### MATERIAL PROVIDED ###

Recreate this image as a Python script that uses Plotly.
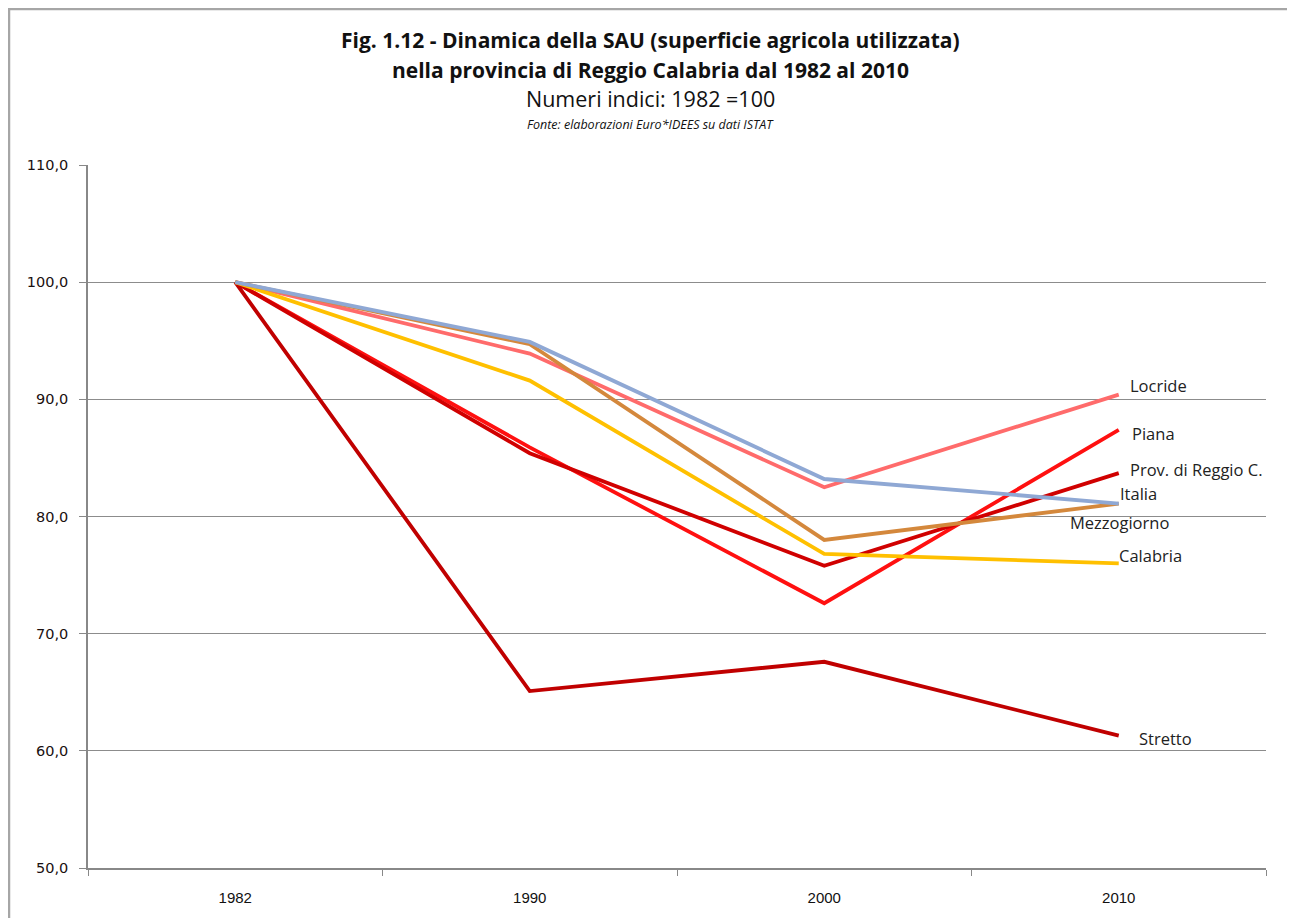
import plotly.graph_objects as go

years = ["1982", "1990", "2000", "2010"]
locride = [100.0, 93.9, 82.5, 90.4]
piana = [100.0, 85.9, 72.6, 87.4]
prov_reggio = [100.0, 85.4, 75.8, 83.7]
stretto = [100.0, 65.1, 67.6, 61.3]
calabria = [100.0, 91.6, 76.8, 76.0]
mezzogiorno = [100.0, 94.7, 78.0, 81.1]
italia = [100.0, 94.9, 83.2, 81.1]

series = [
    ("Locride", locride, "#FF6B6B"),
    ("Piana", piana, "#FF1010"),
    ("Prov. di Reggio C.", prov_reggio, "#D00000"),
    ("Stretto", stretto, "#C00000"),
    ("Calabria", calabria, "#FFC000"),
    ("Mezzogiorno", mezzogiorno, "#D4883C"),
    ("Italia", italia, "#8FA8D4"),
]
# label offsets (pixels) relative to last point
label_offsets = {
    "Locride": (9, 9),
    "Piana": (11, -4),
    "Prov. di Reggio C.": (9, 4),
    "Italia": (-1, 10),
    "Mezzogiorno": (-51, -19),
    "Calabria": (-2, 8),
    "Stretto": (18, -3),
}

xpos = list(range(len(years)))
fig = go.Figure()
for name, vals, col in series:
    fig.add_trace(go.Scatter(x=xpos, y=vals, mode="lines", name=name,
                             line=dict(color=col, width=3.8), showlegend=False,
                             hoverinfo="y"))

label_font = dict(family="Open Sans, Liberation Sans, sans-serif", size=16.5, color="#222222")
for name, vals, col in series:
    dx, dy = label_offsets[name]
    fig.add_annotation(x=xpos[-1], y=vals[-1], xref="x", yref="y", text=name,
                       showarrow=False, xanchor="left", yanchor="middle",
                       xshift=dx, yshift=dy, font=label_font)

# page offset (body margin) compensation
OX, OY = 8, 8
W, H = 1295, 918
L = 88 - OX
T = 165 - OY
R = W - (1266 - OX)
B = H - (868 - OY)
pw, ph = W - L - R, H - T - B

def px(xpage):
    return (xpage - OX - L) / pw

def py(ypage):
    return (H - B - (ypage - OY)) / ph

cx = px(650)
title_lines = [
    ("<b>Fig. 1.12 - Dinamica della SAU (superficie agricola utilizzata)</b>", 40, 21),
    ("<b>nella provincia di Reggio Calabria dal 1982 al 2010</b>", 70, 21),
    ("Numeri indici: 1982 =100", 98, 21.5),
    ("<i>Fonte: elaborazioni Euro*IDEES su dati ISTAT</i>", 124, 12.5),
]
for txt, yp, size in title_lines:
    fig.add_annotation(x=cx, y=py(yp), xref="paper", yref="paper", text=txt,
                       showarrow=False, xanchor="center", yanchor="middle",
                       font=dict(family="Open Sans, Liberation Sans, sans-serif",
                                 size=size, color="#111111"))

# outer chart border
fig.add_shape(type="rect", xref="paper", yref="paper",
              x0=px(9), x1=px(1289), y0=py(930), y1=py(9),
              line=dict(color="#A6A6A6", width=2.5), fillcolor="rgba(0,0,0,0)", layer="below")

fig.update_layout(
    width=W, height=H,
    margin=dict(l=L, r=R, t=T, b=B, autoexpand=False),
    paper_bgcolor="white", plot_bgcolor="white",
    separators=",.",
    xaxis=dict(range=[-0.5, len(years) - 0.5], tickmode="array", tickvals=xpos,
               ticktext=years, ticks="", showgrid=False, zeroline=False,
               showline=True, linecolor="#888888", linewidth=1.5,
               tickfont=dict(family="Liberation Sans Narrow, Liberation Sans, sans-serif", size=15, color="#111111"),
               ticklabelstandoff=15,
               minor=dict(tick0=-0.5, dtick=1, ticks="outside", ticklen=6,
                          tickcolor="#888888", showgrid=False),
               fixedrange=True),
    yaxis=dict(range=[50, 110], dtick=10, tick0=50, tickformat=".1f",
               showgrid=True, gridcolor="#8C8C8C", gridwidth=1,
               showline=True, linecolor="#888888", linewidth=1.5,
               ticks="outside", ticklen=7, tickcolor="#888888", zeroline=False,
               tickfont=dict(family="DejaVu Sans, Verdana, sans-serif", size=14.5, color="#1A1010"),
               ticklabelstandoff=8, fixedrange=True),
)

fig.write_html("out.html")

###

Print, exactly as written, the lines above from the first one to the one containing "import plotly.graph_objects as go". Leave out pictures.

Recreate this image as a Python script that uses Plotly.
import plotly.graph_objects as go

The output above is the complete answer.